Monday, October 26, 2020

Object Permanence III

 Cresting the hill, I noticed something was missing. Or to be more precise, I noticed something different. There was a breeze on my right hindquarters. That shouldn't be. That area is specifically protected by my shorts, my undies, and the wallet in my back pocket.

No. Not again. 

Those were the words that raced through my head as I stopped pedaling my bike and began to turn around. I did the quick frisk of myself to be sure that I hadn't absently stuffed my billfold in the wrong pocket or maybe I had simply lost touch with the nerves on my back end. 

No such luck. My wallet was missing. Again. After being reunited with my errant pochette two weeks ago, my stomach did a Fosbury Flop as I resigned myself to the slow trip back to school, staring at the street, peering under cars, searching for signs of what I had apparently once again taken for granted. After all, what were the chances that I would be in the exact same position less than a month after that most recent trauma.

Did you guess one hundred percent? You'd be right.

All the way back to school, I alternately ridiculed myself and began to reconcile the disappointment that was building inside of me. I cursed this unnecessary waste of time and the pinhead who had caused it. Then I reminded myself that I now had a spare wallet with a duplicate card which had arrived just days before the last time I was surprised by that which was once lost was found. 

It was not the end of the world. It was the end of a day that had otherwise been quite productive and gratifying. But all that gratification came tumbling down in an instant. Woe is me. How could this be happening to me? Why me?

So I called my wife and asked her to poke around the house to see if somehow I had misplaced my wallet before I even left. Anxious moments drifted by as I waited on the line. Nope. Not there. Not in all the places where it could or might be. 

I went back over all the places where I had been at school that day and retraced steps I hadn't taken for a week. Just in case. The wallet was not there. So once again, I got on my bike and started the creep back up the hill, looking once again at every shadow and piece of trash that might be my wallet in disguise. Once I got back up to the top of the hill, I resigned myself to the rest of the ride home, fretting and consoling myself, at times out loud. 

When I arrived at home, I looked carefully in all the spots outside the house where something like my wallet could just slip out of a pocket and go unnoticed for a day. No luck.
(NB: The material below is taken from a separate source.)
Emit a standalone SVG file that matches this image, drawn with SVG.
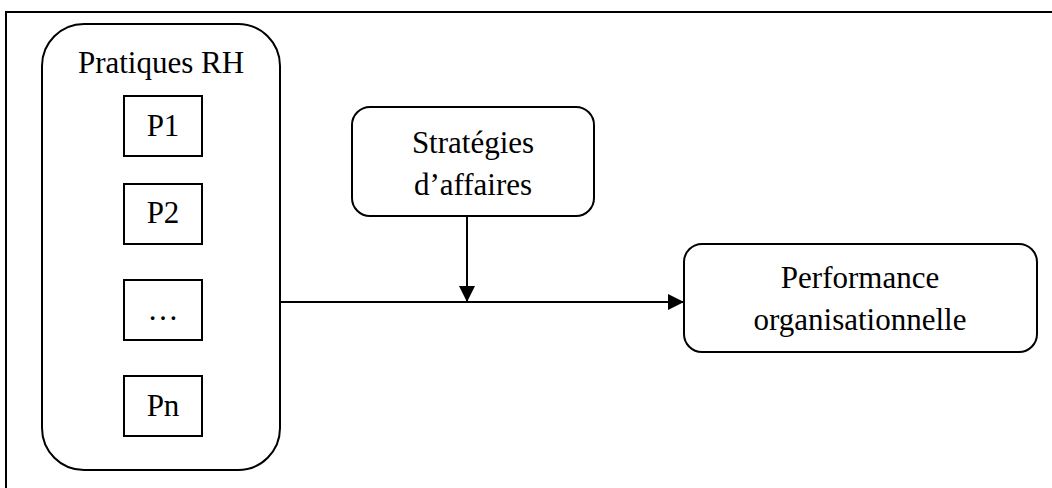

Inside, I went to all those spots that made sense and many that did not. Then I checked at the back of my closet.

This is where I toss my clothes for the next day, since I tend to get dressed in the dark each morning. And in the shadows of the late afternoon, I put my hand on the cool leather rectangle that suddenly made everything right with the world again. I had spent an hour and a half berating myself and making plans to phone the credit card companies and file for a new driver's license. Now I felt the weight lifting. The light returned. I had just manufactured this enormous catharsis out of a missing object. I made note of the baggy shorts that had allowed the wallet to come sliding out of my back pocket. Embarrassed and relieved, I put the wallet in a safe place. Where I knew where it was.